## Work to do
The entries below contain a line with "Write the Plotly.js code for this chart." and a line with "const cx = 207, cy = 268, R = 197;". Quote exactly those two lines and all lines between them.

## The records
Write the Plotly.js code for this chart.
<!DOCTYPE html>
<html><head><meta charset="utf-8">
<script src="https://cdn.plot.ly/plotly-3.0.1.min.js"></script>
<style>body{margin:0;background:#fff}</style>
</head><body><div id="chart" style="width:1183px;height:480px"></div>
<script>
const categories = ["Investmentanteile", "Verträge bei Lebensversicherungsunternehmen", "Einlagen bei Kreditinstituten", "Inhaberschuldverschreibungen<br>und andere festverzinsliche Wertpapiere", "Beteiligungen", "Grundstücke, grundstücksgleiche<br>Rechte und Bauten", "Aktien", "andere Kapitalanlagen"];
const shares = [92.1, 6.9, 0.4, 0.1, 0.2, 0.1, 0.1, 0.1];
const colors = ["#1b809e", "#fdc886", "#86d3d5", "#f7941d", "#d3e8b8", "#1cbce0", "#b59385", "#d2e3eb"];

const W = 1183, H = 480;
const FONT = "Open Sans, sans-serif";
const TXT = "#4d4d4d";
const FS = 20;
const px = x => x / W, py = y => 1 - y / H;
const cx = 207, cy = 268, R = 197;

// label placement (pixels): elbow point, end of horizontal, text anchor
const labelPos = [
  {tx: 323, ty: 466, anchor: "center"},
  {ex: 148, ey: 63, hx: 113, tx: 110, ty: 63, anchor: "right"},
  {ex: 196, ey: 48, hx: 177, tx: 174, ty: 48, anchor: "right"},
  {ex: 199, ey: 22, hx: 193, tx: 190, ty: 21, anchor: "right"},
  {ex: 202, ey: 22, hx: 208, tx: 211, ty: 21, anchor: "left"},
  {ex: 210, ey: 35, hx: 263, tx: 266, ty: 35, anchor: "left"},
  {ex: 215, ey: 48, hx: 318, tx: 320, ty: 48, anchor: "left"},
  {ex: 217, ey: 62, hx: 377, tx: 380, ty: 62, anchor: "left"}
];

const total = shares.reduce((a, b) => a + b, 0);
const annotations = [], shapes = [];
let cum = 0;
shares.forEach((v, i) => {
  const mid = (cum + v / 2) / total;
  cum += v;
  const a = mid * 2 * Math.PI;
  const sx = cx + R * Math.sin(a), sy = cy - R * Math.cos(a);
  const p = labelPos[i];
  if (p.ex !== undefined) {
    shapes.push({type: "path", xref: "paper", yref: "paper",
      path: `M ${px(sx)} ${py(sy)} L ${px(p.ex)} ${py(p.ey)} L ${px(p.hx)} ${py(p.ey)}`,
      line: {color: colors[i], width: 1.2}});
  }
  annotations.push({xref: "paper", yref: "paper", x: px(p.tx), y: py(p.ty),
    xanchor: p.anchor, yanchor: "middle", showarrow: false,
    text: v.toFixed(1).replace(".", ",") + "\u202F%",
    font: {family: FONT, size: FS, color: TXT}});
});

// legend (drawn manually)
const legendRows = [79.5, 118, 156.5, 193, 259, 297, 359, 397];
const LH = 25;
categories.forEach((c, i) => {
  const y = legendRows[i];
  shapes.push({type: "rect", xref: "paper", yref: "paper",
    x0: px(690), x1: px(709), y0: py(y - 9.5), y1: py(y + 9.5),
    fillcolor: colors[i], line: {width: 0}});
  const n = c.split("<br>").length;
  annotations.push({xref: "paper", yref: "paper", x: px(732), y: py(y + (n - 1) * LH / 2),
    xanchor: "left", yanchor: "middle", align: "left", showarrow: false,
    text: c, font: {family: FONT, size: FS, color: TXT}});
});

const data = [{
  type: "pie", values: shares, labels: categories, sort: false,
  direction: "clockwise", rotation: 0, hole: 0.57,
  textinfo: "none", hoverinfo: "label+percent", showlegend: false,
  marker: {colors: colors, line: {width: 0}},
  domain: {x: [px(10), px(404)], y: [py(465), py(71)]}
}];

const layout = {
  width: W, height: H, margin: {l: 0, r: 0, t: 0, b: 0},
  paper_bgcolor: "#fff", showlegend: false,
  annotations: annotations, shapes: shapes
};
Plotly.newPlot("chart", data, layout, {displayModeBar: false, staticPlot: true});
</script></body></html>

--

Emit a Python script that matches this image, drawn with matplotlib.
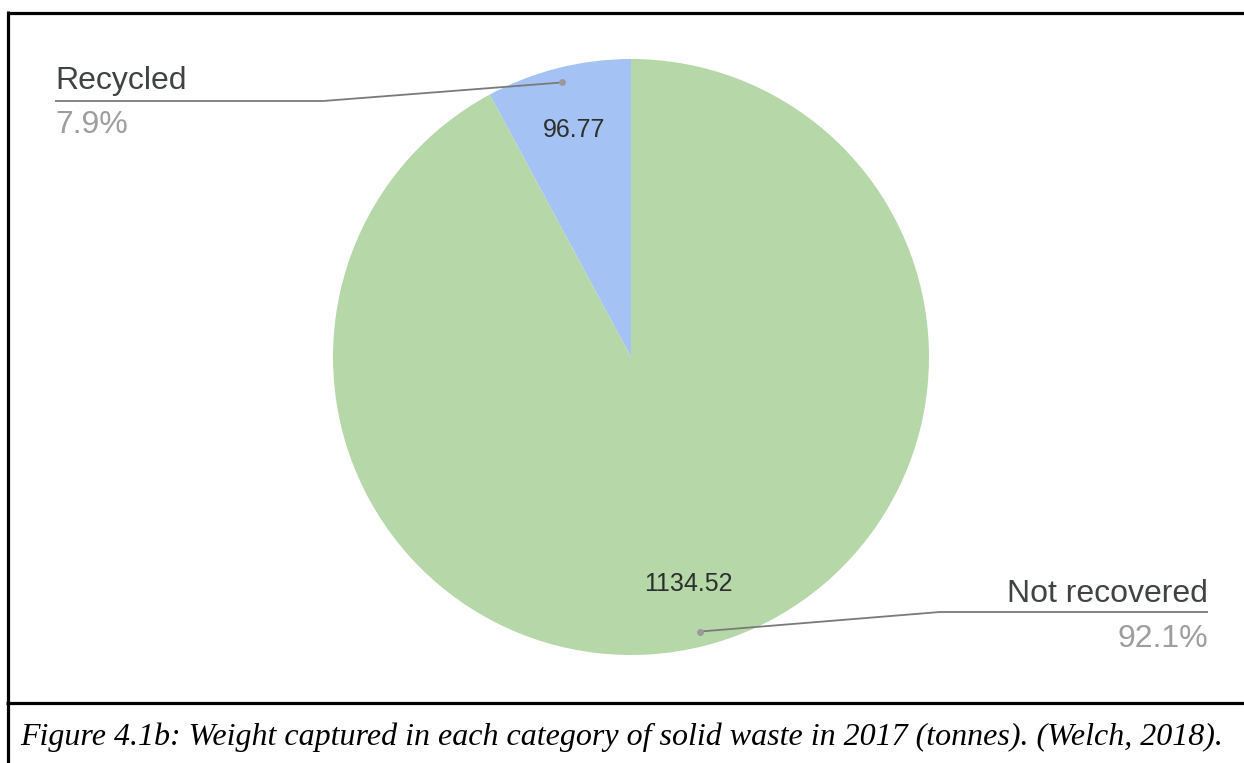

* * *

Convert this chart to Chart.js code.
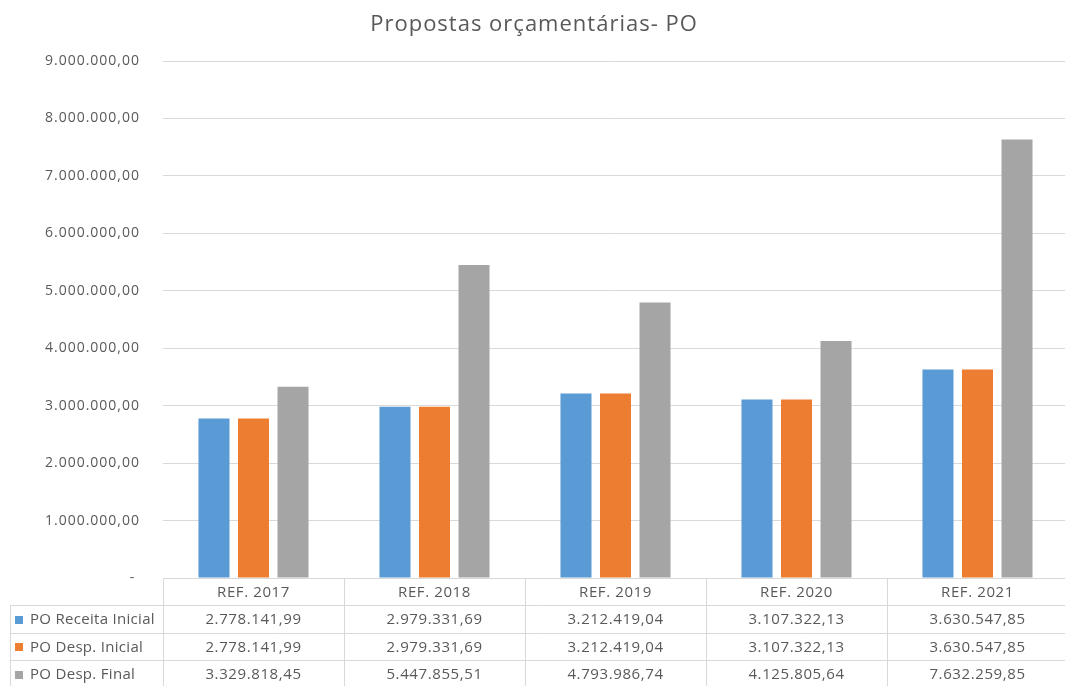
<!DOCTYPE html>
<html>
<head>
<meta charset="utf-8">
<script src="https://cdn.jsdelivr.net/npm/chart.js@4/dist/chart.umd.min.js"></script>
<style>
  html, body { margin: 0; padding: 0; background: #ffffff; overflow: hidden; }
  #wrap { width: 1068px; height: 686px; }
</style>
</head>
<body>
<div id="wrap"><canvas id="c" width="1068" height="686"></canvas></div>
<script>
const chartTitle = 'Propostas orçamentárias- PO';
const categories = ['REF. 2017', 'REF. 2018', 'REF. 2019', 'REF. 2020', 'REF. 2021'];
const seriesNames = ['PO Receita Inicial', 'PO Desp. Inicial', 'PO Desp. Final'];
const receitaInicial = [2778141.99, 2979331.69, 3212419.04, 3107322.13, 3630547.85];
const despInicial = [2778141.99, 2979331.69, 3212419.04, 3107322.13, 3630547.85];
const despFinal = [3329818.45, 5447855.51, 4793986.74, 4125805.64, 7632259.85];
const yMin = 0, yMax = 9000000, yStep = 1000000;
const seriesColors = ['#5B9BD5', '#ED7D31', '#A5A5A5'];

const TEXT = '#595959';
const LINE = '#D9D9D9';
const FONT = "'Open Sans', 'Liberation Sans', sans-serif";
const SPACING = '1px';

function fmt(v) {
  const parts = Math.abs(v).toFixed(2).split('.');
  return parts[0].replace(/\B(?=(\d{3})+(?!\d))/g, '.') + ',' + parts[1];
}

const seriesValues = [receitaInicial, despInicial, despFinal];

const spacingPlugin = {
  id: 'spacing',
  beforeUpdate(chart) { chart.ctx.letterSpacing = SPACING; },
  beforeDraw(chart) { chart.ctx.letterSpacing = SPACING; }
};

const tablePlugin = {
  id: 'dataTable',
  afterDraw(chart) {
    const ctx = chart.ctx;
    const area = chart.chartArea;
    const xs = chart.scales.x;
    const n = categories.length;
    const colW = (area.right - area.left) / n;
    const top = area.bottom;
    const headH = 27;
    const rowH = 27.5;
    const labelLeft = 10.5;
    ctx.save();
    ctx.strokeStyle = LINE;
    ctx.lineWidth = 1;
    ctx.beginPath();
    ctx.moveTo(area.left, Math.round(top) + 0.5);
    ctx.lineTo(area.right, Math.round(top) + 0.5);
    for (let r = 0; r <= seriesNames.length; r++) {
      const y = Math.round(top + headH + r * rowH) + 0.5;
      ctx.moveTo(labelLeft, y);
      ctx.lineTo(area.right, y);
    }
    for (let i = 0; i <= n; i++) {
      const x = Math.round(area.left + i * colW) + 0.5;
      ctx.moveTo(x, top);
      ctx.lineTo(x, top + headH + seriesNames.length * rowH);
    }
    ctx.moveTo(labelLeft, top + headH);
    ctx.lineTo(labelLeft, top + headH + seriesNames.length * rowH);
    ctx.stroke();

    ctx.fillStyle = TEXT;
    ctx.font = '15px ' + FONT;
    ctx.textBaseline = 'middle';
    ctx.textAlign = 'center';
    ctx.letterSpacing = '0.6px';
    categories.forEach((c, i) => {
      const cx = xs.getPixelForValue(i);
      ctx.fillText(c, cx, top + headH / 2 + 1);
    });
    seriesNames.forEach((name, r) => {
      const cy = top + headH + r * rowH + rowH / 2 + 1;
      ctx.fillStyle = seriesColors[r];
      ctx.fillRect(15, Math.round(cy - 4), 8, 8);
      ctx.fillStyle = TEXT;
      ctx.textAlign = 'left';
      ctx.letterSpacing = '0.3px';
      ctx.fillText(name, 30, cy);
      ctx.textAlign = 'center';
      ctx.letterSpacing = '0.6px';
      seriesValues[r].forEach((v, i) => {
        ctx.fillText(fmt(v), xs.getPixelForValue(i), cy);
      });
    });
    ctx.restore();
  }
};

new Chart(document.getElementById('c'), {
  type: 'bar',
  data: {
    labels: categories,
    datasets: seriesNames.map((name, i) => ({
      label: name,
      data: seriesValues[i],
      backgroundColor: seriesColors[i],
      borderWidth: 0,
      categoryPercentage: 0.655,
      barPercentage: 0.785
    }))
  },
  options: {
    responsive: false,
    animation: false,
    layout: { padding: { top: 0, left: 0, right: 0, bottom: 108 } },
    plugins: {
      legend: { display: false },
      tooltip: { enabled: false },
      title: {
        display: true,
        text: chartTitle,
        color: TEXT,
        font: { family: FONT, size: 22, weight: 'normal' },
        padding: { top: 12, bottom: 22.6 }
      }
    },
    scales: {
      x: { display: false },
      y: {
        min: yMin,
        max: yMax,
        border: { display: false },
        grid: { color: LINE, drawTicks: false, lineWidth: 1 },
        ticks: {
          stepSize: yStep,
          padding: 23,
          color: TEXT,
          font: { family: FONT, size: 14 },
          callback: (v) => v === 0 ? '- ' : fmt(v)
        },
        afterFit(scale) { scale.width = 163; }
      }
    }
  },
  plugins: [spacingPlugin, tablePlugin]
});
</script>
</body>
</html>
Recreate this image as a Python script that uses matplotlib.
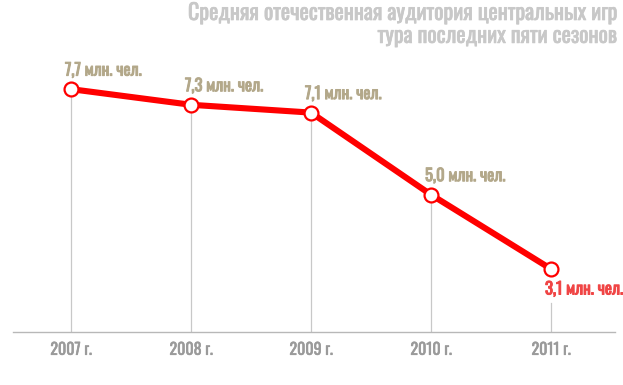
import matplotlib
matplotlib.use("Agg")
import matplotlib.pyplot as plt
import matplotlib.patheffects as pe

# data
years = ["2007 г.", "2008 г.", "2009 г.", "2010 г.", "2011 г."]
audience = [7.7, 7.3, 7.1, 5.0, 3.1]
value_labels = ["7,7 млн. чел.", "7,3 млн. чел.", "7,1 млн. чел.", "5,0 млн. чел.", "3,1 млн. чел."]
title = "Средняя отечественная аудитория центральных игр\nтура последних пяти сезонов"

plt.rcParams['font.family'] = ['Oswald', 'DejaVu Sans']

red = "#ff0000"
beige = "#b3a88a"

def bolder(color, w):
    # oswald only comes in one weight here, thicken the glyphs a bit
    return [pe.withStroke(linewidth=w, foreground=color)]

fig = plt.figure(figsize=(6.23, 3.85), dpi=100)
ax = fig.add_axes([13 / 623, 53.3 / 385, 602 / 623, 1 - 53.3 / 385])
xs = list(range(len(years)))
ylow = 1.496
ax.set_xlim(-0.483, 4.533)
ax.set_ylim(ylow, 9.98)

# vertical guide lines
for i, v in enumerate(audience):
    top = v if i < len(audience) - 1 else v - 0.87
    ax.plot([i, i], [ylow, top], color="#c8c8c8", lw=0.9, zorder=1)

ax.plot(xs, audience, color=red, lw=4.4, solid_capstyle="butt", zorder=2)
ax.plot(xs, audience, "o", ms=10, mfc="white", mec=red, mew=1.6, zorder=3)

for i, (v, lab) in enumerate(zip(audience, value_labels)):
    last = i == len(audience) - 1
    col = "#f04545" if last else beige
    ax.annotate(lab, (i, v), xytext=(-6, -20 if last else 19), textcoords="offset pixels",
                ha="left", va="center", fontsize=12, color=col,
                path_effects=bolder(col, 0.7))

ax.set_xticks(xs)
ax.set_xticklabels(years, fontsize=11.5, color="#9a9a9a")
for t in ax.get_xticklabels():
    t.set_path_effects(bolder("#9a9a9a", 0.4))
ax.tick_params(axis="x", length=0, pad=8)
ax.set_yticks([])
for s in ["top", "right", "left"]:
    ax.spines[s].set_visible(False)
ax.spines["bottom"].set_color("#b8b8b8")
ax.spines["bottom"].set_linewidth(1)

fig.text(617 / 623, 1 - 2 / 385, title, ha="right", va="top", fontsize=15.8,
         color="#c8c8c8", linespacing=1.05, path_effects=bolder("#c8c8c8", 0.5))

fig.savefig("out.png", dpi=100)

## Worked solution
Write the Plotly.js code for this chart.
<!DOCTYPE html>
<html><head><meta charset="utf-8">
<script src="https://cdn.plot.ly/plotly-3.0.1.min.js"></script>
<style>body{margin:0;background:#fff}</style>
</head><body><div id="chart" style="width:1183px;height:480px"></div>
<script>
const categories = ["Investmentanteile", "Verträge bei Lebensversicherungsunternehmen", "Einlagen bei Kreditinstituten", "Inhaberschuldverschreibungen<br>und andere festverzinsliche Wertpapiere", "Beteiligungen", "Grundstücke, grundstücksgleiche<br>Rechte und Bauten", "Aktien", "andere Kapitalanlagen"];
const shares = [92.1, 6.9, 0.4, 0.1, 0.2, 0.1, 0.1, 0.1];
const colors = ["#1b809e", "#fdc886", "#86d3d5", "#f7941d", "#d3e8b8", "#1cbce0", "#b59385", "#d2e3eb"];

const W = 1183, H = 480;
const FONT = "Open Sans, sans-serif";
const TXT = "#4d4d4d";
const FS = 20;
const px = x => x / W, py = y => 1 - y / H;
const cx = 207, cy = 268, R = 197;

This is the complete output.